23. The method of claim 22 wherein the extraction apparatus comprises:
a. a recovery pipe connected to the extraction pipe with each of the at least one subterranean horizontal electrodes, reaching to the ground surface; and b. a pump connected to the recovery pipe.

24. The method of claim 23 wherein the pump is a progressive cavity pump located within the extraction pipe or the recovery pipe

25. The method of claim 22 wherein each subterranean vertical electrode comprises:
a. a vertical bore hole; and b. an electrically conductive rod inserted down the vertical bore hole;
wherein each subterranean vertical electrode extends to a depth substantially equal to a depth of the at least one subterranean horizontal electrode.

26. The method of claim 25 wherein the electrically conductive rod is a carbon rod.

27. The method of claim 24 wherein the electrically conductive rod is an electrically conductive particulate material.

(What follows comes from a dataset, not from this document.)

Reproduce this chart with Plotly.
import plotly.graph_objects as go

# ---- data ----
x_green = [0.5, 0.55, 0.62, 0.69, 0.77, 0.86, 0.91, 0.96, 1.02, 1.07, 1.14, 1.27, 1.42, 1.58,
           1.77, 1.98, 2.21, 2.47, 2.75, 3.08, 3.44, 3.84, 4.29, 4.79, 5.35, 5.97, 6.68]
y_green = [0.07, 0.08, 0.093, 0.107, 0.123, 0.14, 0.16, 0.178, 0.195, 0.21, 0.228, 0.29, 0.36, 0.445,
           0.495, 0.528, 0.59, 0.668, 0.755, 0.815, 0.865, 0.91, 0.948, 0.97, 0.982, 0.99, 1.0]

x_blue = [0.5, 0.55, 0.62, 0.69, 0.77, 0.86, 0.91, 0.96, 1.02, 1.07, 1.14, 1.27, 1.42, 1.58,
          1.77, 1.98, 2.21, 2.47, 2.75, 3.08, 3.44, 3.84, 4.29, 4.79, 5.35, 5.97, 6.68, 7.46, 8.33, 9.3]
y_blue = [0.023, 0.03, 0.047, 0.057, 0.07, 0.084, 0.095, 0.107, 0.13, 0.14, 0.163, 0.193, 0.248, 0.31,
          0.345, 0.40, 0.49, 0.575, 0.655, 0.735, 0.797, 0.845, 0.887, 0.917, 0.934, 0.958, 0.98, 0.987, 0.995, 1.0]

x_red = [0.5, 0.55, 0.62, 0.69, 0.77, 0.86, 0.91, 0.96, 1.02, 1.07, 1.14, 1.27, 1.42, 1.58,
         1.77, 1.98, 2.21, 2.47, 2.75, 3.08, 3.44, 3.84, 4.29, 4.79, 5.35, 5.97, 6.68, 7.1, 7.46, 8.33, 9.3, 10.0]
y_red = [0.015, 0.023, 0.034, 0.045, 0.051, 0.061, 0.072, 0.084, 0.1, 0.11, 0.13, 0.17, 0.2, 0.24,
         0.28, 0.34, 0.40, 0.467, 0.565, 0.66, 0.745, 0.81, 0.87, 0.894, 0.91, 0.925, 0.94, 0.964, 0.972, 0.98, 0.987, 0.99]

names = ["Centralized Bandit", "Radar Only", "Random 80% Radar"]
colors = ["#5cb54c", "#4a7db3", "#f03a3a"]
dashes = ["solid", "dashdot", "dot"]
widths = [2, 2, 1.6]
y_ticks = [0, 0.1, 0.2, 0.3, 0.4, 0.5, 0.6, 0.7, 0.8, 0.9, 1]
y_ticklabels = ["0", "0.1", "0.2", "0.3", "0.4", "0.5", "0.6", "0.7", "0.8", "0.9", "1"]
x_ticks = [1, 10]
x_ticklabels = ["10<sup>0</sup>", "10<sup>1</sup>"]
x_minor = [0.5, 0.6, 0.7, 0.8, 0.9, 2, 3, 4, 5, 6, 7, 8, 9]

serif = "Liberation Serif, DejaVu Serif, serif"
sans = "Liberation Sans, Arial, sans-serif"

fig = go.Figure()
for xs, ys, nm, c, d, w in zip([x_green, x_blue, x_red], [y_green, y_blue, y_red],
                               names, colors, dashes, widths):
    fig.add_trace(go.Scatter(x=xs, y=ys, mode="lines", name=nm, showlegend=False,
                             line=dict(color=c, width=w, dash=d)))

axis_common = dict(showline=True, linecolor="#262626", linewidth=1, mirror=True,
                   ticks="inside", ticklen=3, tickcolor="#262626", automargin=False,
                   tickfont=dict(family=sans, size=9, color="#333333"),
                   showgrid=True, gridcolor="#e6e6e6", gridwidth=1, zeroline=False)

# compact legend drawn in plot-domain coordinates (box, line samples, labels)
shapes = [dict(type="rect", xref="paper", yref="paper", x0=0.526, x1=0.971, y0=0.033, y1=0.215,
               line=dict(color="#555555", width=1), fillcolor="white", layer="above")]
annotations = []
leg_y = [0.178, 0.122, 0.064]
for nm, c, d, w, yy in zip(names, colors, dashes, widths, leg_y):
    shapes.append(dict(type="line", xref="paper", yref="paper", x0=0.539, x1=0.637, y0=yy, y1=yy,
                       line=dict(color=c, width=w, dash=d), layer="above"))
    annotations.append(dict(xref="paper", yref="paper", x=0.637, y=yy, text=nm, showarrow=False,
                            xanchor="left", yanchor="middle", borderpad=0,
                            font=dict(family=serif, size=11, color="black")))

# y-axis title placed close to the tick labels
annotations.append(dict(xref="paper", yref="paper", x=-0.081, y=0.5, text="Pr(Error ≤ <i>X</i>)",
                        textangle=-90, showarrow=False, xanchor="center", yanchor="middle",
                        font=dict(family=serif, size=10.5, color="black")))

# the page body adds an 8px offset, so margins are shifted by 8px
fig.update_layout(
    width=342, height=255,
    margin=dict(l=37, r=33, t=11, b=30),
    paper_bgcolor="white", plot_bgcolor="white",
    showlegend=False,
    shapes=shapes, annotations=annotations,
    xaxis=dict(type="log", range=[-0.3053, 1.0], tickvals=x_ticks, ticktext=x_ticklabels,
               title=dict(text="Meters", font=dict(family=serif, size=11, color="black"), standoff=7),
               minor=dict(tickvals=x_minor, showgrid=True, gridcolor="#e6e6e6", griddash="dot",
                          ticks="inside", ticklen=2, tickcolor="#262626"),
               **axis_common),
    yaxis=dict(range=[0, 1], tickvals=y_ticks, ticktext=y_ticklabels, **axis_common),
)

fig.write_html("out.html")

28. The method of claim 27 wherein the electrically conductive particulate material is granular carbon.

29. The method of claim 22 wherein the subterranean vertical electrode is further configured to allow for the injection of water down the electrode and into the ground.

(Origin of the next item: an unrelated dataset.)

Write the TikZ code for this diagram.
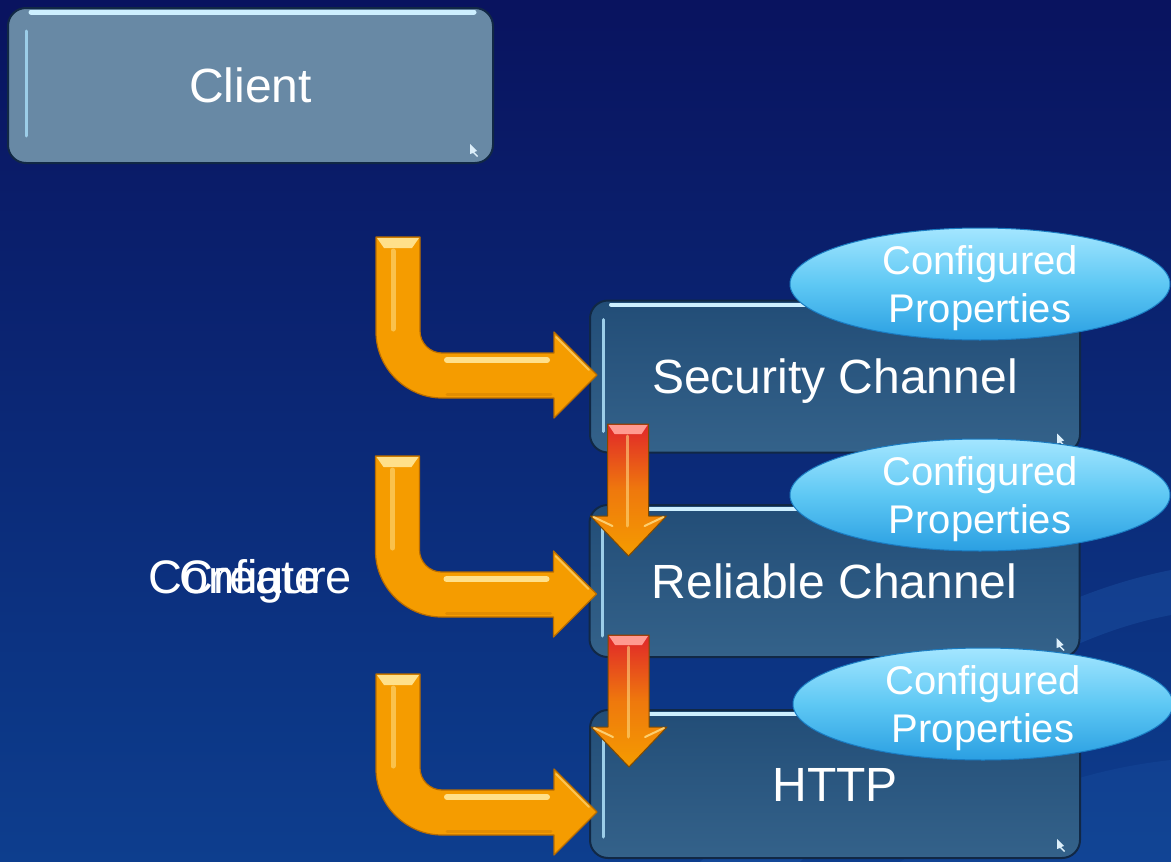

30. The method of claim 29 wherein extracted liquid at the surface is separated into oil and water and the separated water as injected back into the ground down the vertical electrodes.

31. The method of Claim 29 wherein the water injected down the vertical electrodes contains an oxidant.

32. The method of Claim 31 wherein the oxidant is hydrogen peroxide.

33. The method of claim 22 wherein the vertical electrodes degrade during use and are replenishable.

34. The method of any one of claims 22 - 33 wherein the electrically conductive pipe is made of a metal.

35. The method of any one of claims 22 - 34 wherein one electrical power supply connects more than one vertical electrode to the horizontal electrode in parallel.

36. The method of any one of claims 22 - 34 wherein the electrical power supply comprises a plurality of electrical power supplies each connecting at least one vertical electrode to the horizontal electrode.

37. The method of claim 22 wherein electrical power provided provided to each electrode can be varied independently of the electrical power provided to other electrodes.